Huma Khamis Madden est journaliste pour l’émission CQFD sur la science et la santé de la radio RTS La Première. | Photo: màd

 

Huma Khamis Madden est journaliste scientifique à la radio RTS La Première. En tant que vice-présidente de l’Association suisse du journalisme scientifique, elle s’engage pour sa profession, qui s’est avérée particulièrement importante ces derniers mois, mais dont les membres sont parmi les premiers à être sacrifiés en raison de la crise des médias.

Huma Khamis Madden, la pandémie a démontré l’importance du journalisme scientifique. Etait-ce une confirmation pour vous ?

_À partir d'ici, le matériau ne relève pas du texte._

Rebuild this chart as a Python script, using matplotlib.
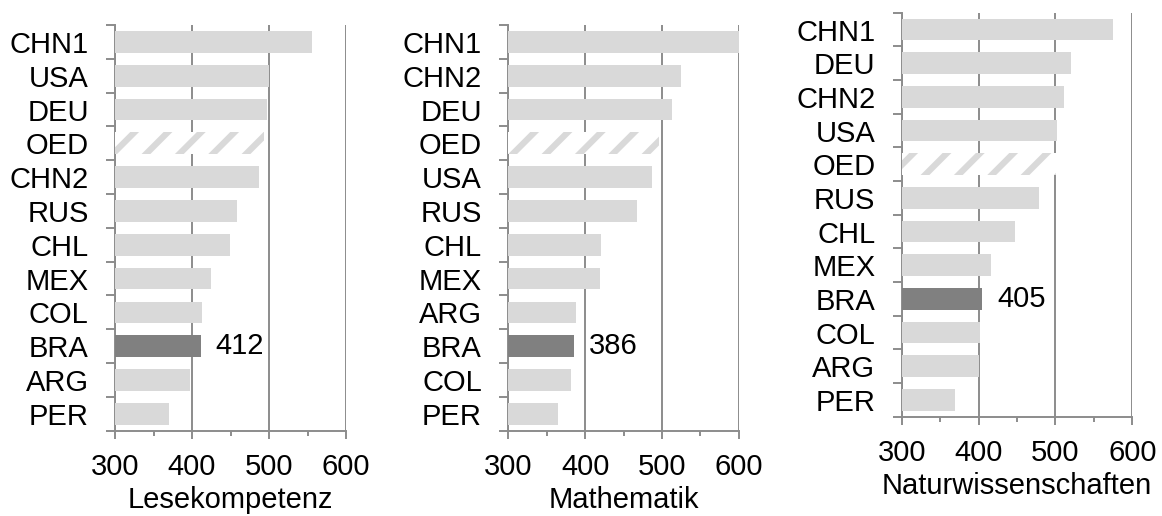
import matplotlib
matplotlib.use("Agg")
import matplotlib.pyplot as plt
from matplotlib.ticker import MultipleLocator, FixedLocator

plt.rcParams['font.family'] = ['Liberation Sans', 'DejaVu Sans']
plt.rcParams['hatch.linewidth'] = 4.5

# PISA-Ergebnisse je Bereich, absteigend sortiert
lese_laender = ['CHN1', 'USA', 'DEU', 'OED', 'CHN2', 'RUS', 'CHL', 'MEX', 'COL', 'BRA', 'ARG', 'PER']
lese_werte = [556, 500, 497, 493, 487, 459, 449, 425, 413, 412, 398, 370]

mathe_laender = ['CHN1', 'CHN2', 'DEU', 'OED', 'USA', 'RUS', 'CHL', 'MEX', 'ARG', 'BRA', 'COL', 'PER']
mathe_werte = [600, 525, 513, 496, 487, 468, 421, 419, 388, 386, 381, 365]

natur_laender = ['CHN1', 'DEU', 'CHN2', 'USA', 'OED', 'RUS', 'CHL', 'MEX', 'BRA', 'COL', 'ARG', 'PER']
natur_werte = [575, 520, 511, 502, 501, 478, 447, 416, 405, 402, 401, 369]

titel = ['Lesekompetenz', 'Mathematik', 'Naturwissenschaften']

HELL = '#d9d9d9'
DUNKEL = '#808080'
LINIE = '#8c8c8c'
FS = 21

fig = plt.figure(figsize=(11.62, 5.16), dpi=100)

# [left, bottom, width, height]
boxen = [
    [0.0990, 0.1653, 0.1988, 0.7863],
    [0.4374, 0.1653, 0.1985, 0.7863],
    [0.7760, 0.1924, 0.1985, 0.7830],
]

daten = [(lese_laender, lese_werte), (mathe_laender, mathe_werte), (natur_laender, natur_werte)]

for box, (laender, werte), name in zip(boxen, daten, titel):
    ax = fig.add_axes(box)
    y = list(range(len(laender)))
    base = 300
    for yi, land, w in zip(y, laender, werte):
        if land == 'OED':
            ax.barh(yi, w - base, left=base, height=0.64, color='white',
                    edgecolor=HELL, hatch='/', linewidth=0, zorder=3)
        elif land == 'BRA':
            ax.barh(yi, w - base, left=base, height=0.64, color=DUNKEL,
                    linewidth=0, zorder=3)
            ax.annotate(str(w), (w, yi), xytext=(10.5, 0), textcoords='offset points',
                        va='center', ha='left', fontsize=FS)
        else:
            ax.barh(yi, w - base, left=base, height=0.64, color=HELL,
                    linewidth=0, zorder=3)

    ax.set_xlim(300, 600)
    ax.set_ylim(len(laender) - 0.5, -0.5)
    ax.set_yticks(y)
    ax.set_yticklabels(laender)
    ax.yaxis.set_minor_locator(FixedLocator([i - 0.5 for i in range(len(laender) + 1)]))
    ax.xaxis.set_major_locator(MultipleLocator(100))
    ax.xaxis.set_minor_locator(MultipleLocator(50))

    ax.grid(axis='x', which='major', color=LINIE, linewidth=1.4, zorder=0)
    ax.set_axisbelow(True)

    for s in ['top', 'right']:
        ax.spines[s].set_visible(False)
    for s in ['left', 'bottom']:
        ax.spines[s].set_color(LINIE)
        ax.spines[s].set_linewidth(1.4)

    ax.tick_params(axis='y', which='major', length=0, pad=19, labelsize=FS)
    ax.tick_params(axis='y', which='minor', length=6.5, width=1.4, color=LINIE)
    ax.tick_params(axis='x', which='major', length=5.8, width=1.4, color=LINIE,
                   pad=10, labelsize=FS)
    ax.tick_params(axis='x', which='minor', length=3.5, width=1.4, color=LINIE)
    ax.set_xlabel(name, fontsize=FS, labelpad=4)

fig.savefig('out.png', dpi=100)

Non, j’ai plutôt ressenti une très grosse frustration car, depuis dix ans, le nombre de femmes et d’hommes journalistes scientifiques diminue en Suisse. Cela ne facilite pas la tâche qui consiste à faire mieux connaître la science à la population. La pandémie en est un bon exemple: au début, nous voulions faire un sujet sur la valeur de reproduction R0, mais nous n’étions pas sûrs qu’avec si peu de journalistes scientifiques, nous pourrions expliquer cette notion complexe au public.

Combien de journalistes scientifiques êtes-vous à la RTS?

A CQFD, nous sommes douze, soit sept équivalents plein-temps. Au plus fort de l’épidémie, deux postes étaient dévolus uniquement à cette thématique. Pour les actualités, les effectifs ont triplé, ce qui était positif. Mais beaucoup de médias n’ont pas eu davantage recours aux journalistes scientifiques.

Le public s’en rend-il vraiment compte?

Oui, je pense. Nos émissions ont été très suivies au pic de la pandémie. Nous avons reçu beaucoup d’e-mails et de questions. Et au fond, c’est évident: il faut des journalistes spécialistes pour le sport, la météo ou l’économie – et aussi pour comprendre les enjeux autour de l’hydroxychloroquine ou des vaccins.

«certains médias gratuits, comme 20 Minutes par exemple, n’ont pas les moyens de couvrir ces sujets.»

Votre statut dans les rédactions s’est-il amélioré?

Oui. Notre avis a davantage été demandé car des collègues avaient besoin qu’on débroussaille l’énorme quantité d’informations: quelle est la solidité d’une publication? Qu’est-ce qui distingue une annonce d’un preprint de celle d’un article avec revue systématique?

Les publications gratuites comme le magazine Horizons ou des émissions de la RTS détruisent-elles le journalisme scientifique?

Rien n’est gratuit. La RTS ou Horizons sont des médias publics, financés par les contribuables. Mais il est vrai que certains médias gratuits, comme 20 Minutes par exemple, n’ont pas les moyens de couvrir ces sujets.

De quelle expertise aurons-nous besoin à l’avenir?

Les prochains défis seront l’environnement et l’écologie. Sans vouloir exclure d’autres thématiques, car la diversité de la recherche est énorme en Suisse. Le journalisme scientifique devra aller de soi et ne pas être réservé à la presse spécialisée.